Bridging mechanics will determine risk and utility. A trust-minimized bridge or a wrapped token supported by audited smart contracts tends to attract more institutional and retail participation than custodial or unsecured arrangements. Analysts will focus on the type of bridge implemented on Flare, the security audits performed and the pace at which liquidity providers enter new pools.
On-chain signals to watch in October
Volume and flow metrics matter immediately. If substantial amounts of XRP move into Flare-based contracts and remain there, that movement will show up on-chain and in crypto analytics tools. Sustained increases in on-chain holdings inside DeFi protocols suggest a structural change in how holders use the token.
Liquidity in pools serves as a leading indicator. Markets will look for depth in trading pairs that include XRP on Flare, especially across automated market makers. Thin liquidity generates price whipsaws; deeper pools absorb larger trades without dramatic price moves. The presence of stablecoin pairs also matters because they enable borrowing, lending and yield generation using XRP as collateral.
Custody, wallets and user experience
Crypto wallets that add Flare support will shape user adoption. Wallets that simplify the process of bridging, approving smart-contract interactions and tracking positions reduce friction for newcomers. Conversely, a fragmented wallet experience can slow adoption, leaving potential DeFi users on the sidelines until tooling improves.
Security and usability go hand in hand. Users tend to deposit tokens into DeFi when they trust the protocols and can easily manage approvals and keys. Clear instructions and reputable wallet integrations will make it easier for mainstream users to try Flare-based services with XRP, increasing the chance that adoption affects market dynamics.
Risks tied to new protocol access
Smart-contract risk is unavoidable when a token moves into DeFi. Bugs, flawed economic design or governance failures in Flare protocols could lead to losses for participants. Market participants will weigh potential yield against these risks before committing significant capital.
Bridge counterparty risk also matters. If the mechanism that brings XRP onto Flare relies on centralized custody for the underlying asset, that custody introduces a point of failure. Observers who follow the token's on-chain footprint will likely prioritize trust-minimized solutions where possible.
How analysts will assess price impact
Short-term reaction often reflects speculation and headlines more than sustained use. A listing can prompt immediate trading interest, but lasting price support depends on whether tokens stay locked in productive DeFi positions. Analysts quoted in reports have framed the question around measurable activity rather than announcements alone.
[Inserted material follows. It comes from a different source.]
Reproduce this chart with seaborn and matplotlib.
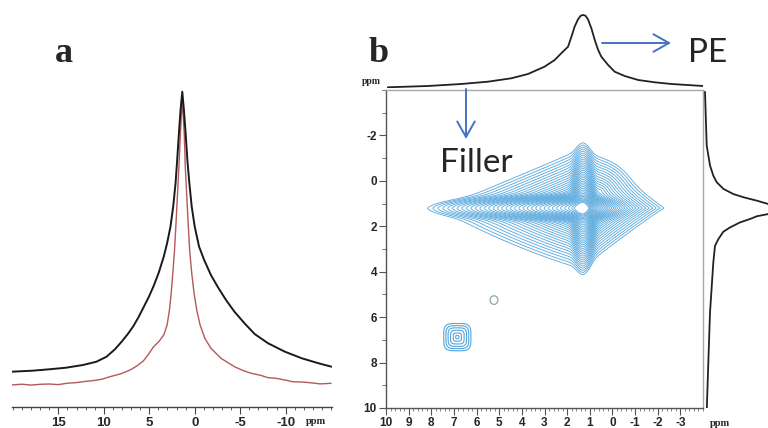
import numpy as np
import matplotlib
matplotlib.use("Agg")
import matplotlib.pyplot as plt
from matplotlib.patches import FancyArrowPatch
import seaborn as sns

# ---------------- data ----------------
# panel a : 1D spectra (ppm, intensity)
a_black_ppm = [20.15, 17.85, 16.0, 14.15, 12.3, 10.81, 9.7, 8.78, 8.04, 7.3, 6.74, 6.19, 5.63, 5.07,
               4.52, 3.96, 3.41, 3.04, 2.67, 2.37, 2.11, 1.93, 1.74, 1.56, 1.37,
               1.19, 1.0, 0.81, 0.59, 0.33, 0.0, -0.48, -1.04, -1.78, -2.52, -3.44, -4.37,
               -5.48, -6.59, -8.07, -9.92, -11.78, -13.63, -15.04]
a_black_int = [35.3, 36.3, 37.7, 39.3, 42, 45.3, 50.3, 57.7, 65.3, 73.7, 81, 89.7, 99.7, 109.7,
               121, 134.3, 150.3, 163.7, 180.3, 200.3, 223.7, 247, 273.7, 297, 315.3,
               297, 273.7, 247, 223.7, 200.3, 180.3, 160.3, 147, 132, 120.3, 107, 95.3,
               83.7, 73, 63.7, 55.3, 48.7, 43.7, 40.3]
a_red_ppm = [20.15, 19.0, 18.0, 17.0, 16.0, 15.0, 14.0, 13.0, 12.3, 11.0, 10.2, 9.33, 8.2, 7.11,
             6.37, 5.63, 5.07, 4.52, 3.96, 3.41, 3.04, 2.78, 2.59, 2.41, 2.22, 2.04, 1.89,
             1.74, 1.59, 1.48, 1.37, 1.26, 1.14, 1.04, 0.89, 0.74, 0.56, 0.33, 0.07,
             -0.22, -0.59, -1.11, -1.78, -2.89, -4.37, -5.3, -6.22, -7.2, -8.07, -9.0,
             -9.92, -10.8, -11.78, -12.8, -13.8, -15.0]
a_red_int = [22, 22.8, 21.9, 22.7, 23, 22.4, 23.8, 24.4, 25.3, 26.6, 27.8, 30.3, 33, 37,
             41, 46.3, 53, 60.3, 65.3, 72, 82, 97, 113.7, 133.7, 157, 187, 213.7,
             240.3, 270.3, 290.3, 307, 290.3, 270.3, 240.3, 213.7, 187, 157, 133.7, 113.7,
             97, 82, 68.7, 58.7, 48.7, 40.3, 36.5, 33.7, 31.8, 29.3, 28.6,
             27, 25.2, 25, 24.2, 23.1, 23.7]
a_xticks = [15, 10, 5, 0, -5, -10]

# panel b : projections
top_ppm = [9.92, 8.15, 6.68, 5.5, 4.47, 3.73, 3.0, 2.55, 2.26, 1.96, 1.81, 1.67, 1.52, 1.40, 1.30,
           1.19, 1.08, 0.93, 0.78, 0.63, 0.49, 0.19, -0.10, -0.54, -1.14, -1.87, -2.61, -4.01]
top_int = [0.7, 2, 4, 6.3, 9.7, 14, 21.3, 28, 34.7, 41.3, 51.3, 61.3, 68.7, 72.3, 73,
           72.3, 68.7, 59.7, 48, 38, 31.3, 23, 16.3, 12, 8, 5.7, 4, 2]
right_ppm = [-3.92, -1.56, -0.68, -0.23, 0.06, 0.35, 0.58, 0.72, 0.87, 1.02, 1.2,
             1.46, 1.56, 1.68, 1.83, 2.05, 2.24, 2.57, 2.86, 3.6, 5.81, 8.02, 10.2]
right_int = [2, 3.7, 7, 10.3, 13.7, 20.3, 30.3, 40.3, 53.7, 65.3, 110,
             65.3, 53.7, 47, 37, 27, 20.3, 15.3, 12, 10.3, 7, 5.3, 3.7]

# panel b : 2D peaks (centre F2, centre F1 in ppm)
main_centre = [1.3, 1.2]
main_reach = [6.8, 3.9, 2.84, 2.9]       # left, right, up, down extent of outer contour (ppm)
ridge_reach_right = 2.4                  # F2 ridge extent to the right of the centre (ppm)
ridge_half = [0.85, 0.9]                 # half height of F2 ridge, half width of F1 ridge (ppm)
quad_round = [1.0, 1.0, 1.15, 0.95]      # outline roundness: upper-left, upper-right, lower-left, lower-right
lobe_centre = [0.5, 0.4]                 # upper-right shoulder of the PE peak
lobe_tip = [-0.35, -0.35]                # outermost point of that shoulder
filler_centre = [6.85, 6.88]
filler_half = 0.6
minor_centre = [5.23, 5.25]
minor_half = [0.17, 0.19]
b_xticks = [10, 9, 8, 7, 6, 5, 4, 3, 2, 1, 0, -1, -2, -3]
b_yticks = [-2, 0, 2, 4, 6, 8, 10]

# ---------------- styling ----------------
sns.set_theme(style="white")
plt.rcParams["font.family"] = ["Liberation Sans", "DejaVu Sans"]

W, H = 768, 428
fig = plt.figure(figsize=(W / 100, H / 100), dpi=100)


def fa(x0, y0, x1, y1):
    """pixel box -> figure axes rect (y from top)"""
    return [x0 / W, 1 - y1 / H, (x1 - x0) / W, (y1 - y0) / H]


tick_font = dict(family="Liberation Sans", weight="bold")

# ---------------- panel a ----------------
axA = fig.add_axes(fa(12, 85, 332, 407))
sns.lineplot(x=a_red_ppm, y=a_red_int, ax=axA, color="#b4585a", linewidth=1.0, sort=False, estimator=None)
sns.lineplot(x=a_black_ppm, y=a_black_int, ax=axA, color="#1a1a1a", linewidth=1.4, sort=False, estimator=None)
axA.set_xlim(20.1, -15.1)
axA.set_ylim(0, 322)
axA.set_yticks([])
for s in ["left", "top", "right"]:
    axA.spines[s].set_visible(False)
axA.spines["bottom"].set_color("#444444")
axA.spines["bottom"].set_linewidth(1.0)
axA.set_xticks(a_xticks)
axA.set_xticks(np.arange(-15, 21, 1), minor=True)
axA.set_xticklabels([str(t) for t in a_xticks], fontsize=9.5, **tick_font)
axA.tick_params(axis="x", which="major", direction="out", length=5, width=0.8, color="#444444", pad=2, bottom=True)
axA.tick_params(axis="x", which="minor", direction="out", length=2.5, width=0.6, color="#444444", bottom=True)
axA.set_facecolor("none")

# ---------------- panel b : main 2D ----------------
axM = fig.add_axes(fa(386, 90, 703, 408))
xx = np.linspace(10, -4, 700)
yy = np.linspace(-4, 10, 700)
X, Y = np.meshgrid(xx, yy)

dx = X - main_centre[0]
dy = Y - main_centre[1]
Rx = np.where(dx > 0, main_reach[0], main_reach[1])
Rh = np.where(dx > 0, main_reach[0], ridge_reach_right)
Ry = np.where(dy < 0, main_reach[2], main_reach[3])
u = np.abs(dx) / Rx
v = np.abs(dy) / Ry
Q = np.where(dy < 0, np.where(dx > 0, quad_round[0], quad_round[1]),
             np.where(dx > 0, quad_round[2], quad_round[3]))
g_h = np.abs(dx) / Rh + (np.abs(dy) / ridge_half[0]) ** 2
g_v = v + (np.abs(dx) / ridge_half[1]) ** 2
g_d = (u ** Q + v ** Q) ** (0.6 / Q)
# shoulder: starts just above the main outline level at its centre, reaches lobe_tip at outer level
lc_u = abs(lobe_centre[0] - main_centre[0]) / main_reach[1]
lc_v = abs(lobe_centre[1] - main_centre[1]) / main_reach[2]
b0 = (lc_u + lc_v) ** 0.6 + 0.01
rb = np.hypot(lobe_tip[0] - lobe_centre[0], lobe_tip[1] - lobe_centre[1]) / (0.95 - b0)
g_b = b0 + np.hypot(X - lobe_centre[0], Y - lobe_centre[1]) / rb
k = 12.0
g = -np.log(np.exp(-k * g_h) + np.exp(-k * g_v) + np.exp(-k * g_d) + np.exp(-k * g_b)) / k
levels = np.linspace(0.0, 0.95, 36)[1:]
axM.contour(X, Y, g, levels=levels, colors="#54a6dc", linewidths=0.6)

fx = np.abs(X - filler_centre[0]) / filler_half
fy = np.abs(Y - filler_centre[1]) / filler_half
gf = (fx ** 4 + fy ** 4) ** 0.25
axM.contour(X, Y, gf, levels=[0.12, 0.3, 0.5, 0.68, 0.84, 1.0], colors="#54a6dc", linewidths=0.8)

gm = np.hypot((X - minor_centre[0]) / minor_half[0], (Y - minor_centre[1]) / minor_half[1])
axM.contour(X, Y, gm, levels=[1.0], colors="#8aa4b4", linewidths=0.9)

axM.set_xlim(10, -4)
axM.set_ylim(10, -4)
axM.set_xticks(b_xticks)
axM.set_xticks(np.arange(-4, 10.01, 0.2), minor=True)
axM.set_xticklabels([str(t) for t in b_xticks], fontsize=8.5, **tick_font)
axM.set_yticks(b_yticks)
axM.set_yticks(np.arange(-4, 10.01, 1), minor=True)
axM.set_yticklabels([str(t) for t in b_yticks], fontsize=8.5, **tick_font)
axM.tick_params(axis="both", which="major", direction="out", length=5, width=0.8, color="#555555", pad=1.5,
                bottom=True, left=True)
axM.tick_params(axis="x", which="minor", direction="out", length=2, width=0.5, color="#555555", bottom=True)
axM.tick_params(axis="y", which="minor", direction="out", length=3, width=0.6, color="#555555", left=True)
for s in ["left", "bottom"]:
    axM.spines[s].set_color("#555555")
    axM.spines[s].set_linewidth(1.0)
for s in ["top", "right"]:
    axM.spines[s].set_color("#a8a8a8")
    axM.spines[s].set_linewidth(1.0)

# top projection
axT = fig.add_axes(fa(386, 0, 703, 88))
sns.lineplot(x=top_ppm, y=top_int, ax=axT, color="#222222", linewidth=1.3, sort=False, estimator=None)
axT.set_xlim(10, -4)
axT.set_ylim(0, 88)
axT.axis("off")

# right projection
axR = fig.add_axes(fa(703, 90, 768, 408))
sns.lineplot(x=right_int, y=right_ppm, ax=axR, color="#222222", linewidth=1.3, sort=False,
             estimator=None, orient="y")
axR.set_xlim(0, 65)
axR.set_ylim(10, -4)
axR.axis("off")

# ---------------- texts & arrows ----------------
serif_b = dict(family="Liberation Serif", weight="bold")
fig.text(64 / W, 1 - 62 / H, "a", fontsize=26, ha="center", va="baseline", **serif_b)
fig.text(379 / W, 1 - 62 / H, "b", fontsize=26, ha="center", va="baseline", **serif_b)
fig.text(316 / W, 1 - 422 / H, "ppm", fontsize=7.5, ha="center", va="center", **serif_b)
fig.text(381 / W, 1 - 82 / H, "ppm", fontsize=7, ha="right", va="center", **serif_b)
fig.text(720 / W, 1 - 423 / H, "ppm", fontsize=7.5, ha="center", va="center", **serif_b)

fig.text(476 / W, 1 - 172 / H, "Filler", fontsize=24, ha="center", va="baseline", family="Lato")
fig.text(708 / W, 1 - 62 / H, "PE", fontsize=24, ha="center", va="baseline", family="Lato")

arrow_kw = dict(arrowstyle="->,head_length=0.8,head_width=0.45", mutation_scale=14,
                color="#4472c4", lw=1.4, shrinkA=0, shrinkB=0, transform=fig.transFigure)
fig.add_artist(FancyArrowPatch((466 / W, 1 - 89 / H), (466 / W, 1 - 139 / H), **arrow_kw))
fig.add_artist(FancyArrowPatch((602 / W, 1 - 43 / H), (671 / W, 1 - 43 / H), **arrow_kw))

fig.savefig("out.png", dpi=100)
Medium-term indicators will include total value locked, active addresses engaging with Flare contracts and the balance between inbound and outbound bridged XRP. Crypto analytics platforms will track these metrics, and shifts in those numbers will give clearer signals about changing demand.
What traders and holders should monitor
Activity trends across Flare's contracts will be the clearest sign of adoption. Increasing deposits and a diversification of use cases—such as lending, liquidity provision and synthetic instruments—would indicate that the token is being used for more than speculation.
Market health must also be considered. Even with higher on-chain activity, macro factors, regulatory developments and broader crypto market sentiment can override local improvements. Traders should view Flare integration as one variable among many that affect price.
Conclusion
Practical impact depends on measurable adoption. The Flare listing opens doors for XRP to participate in DeFi, but the price implications in October will hinge on whether users and liquidity providers take advantage of those doors. Watching on-chain metrics and user flows provides the best evidence for whether this technical access translates into sustained demand.
Reporting note: Yahoo Finance covered the listing and relayed views from market observers; this piece focuses on the technical and market mechanics that will determine whether the listing influences price. Observers who track on-chain signals and the evolution of wallets and bridges should find the coming weeks informative as activity unfolds.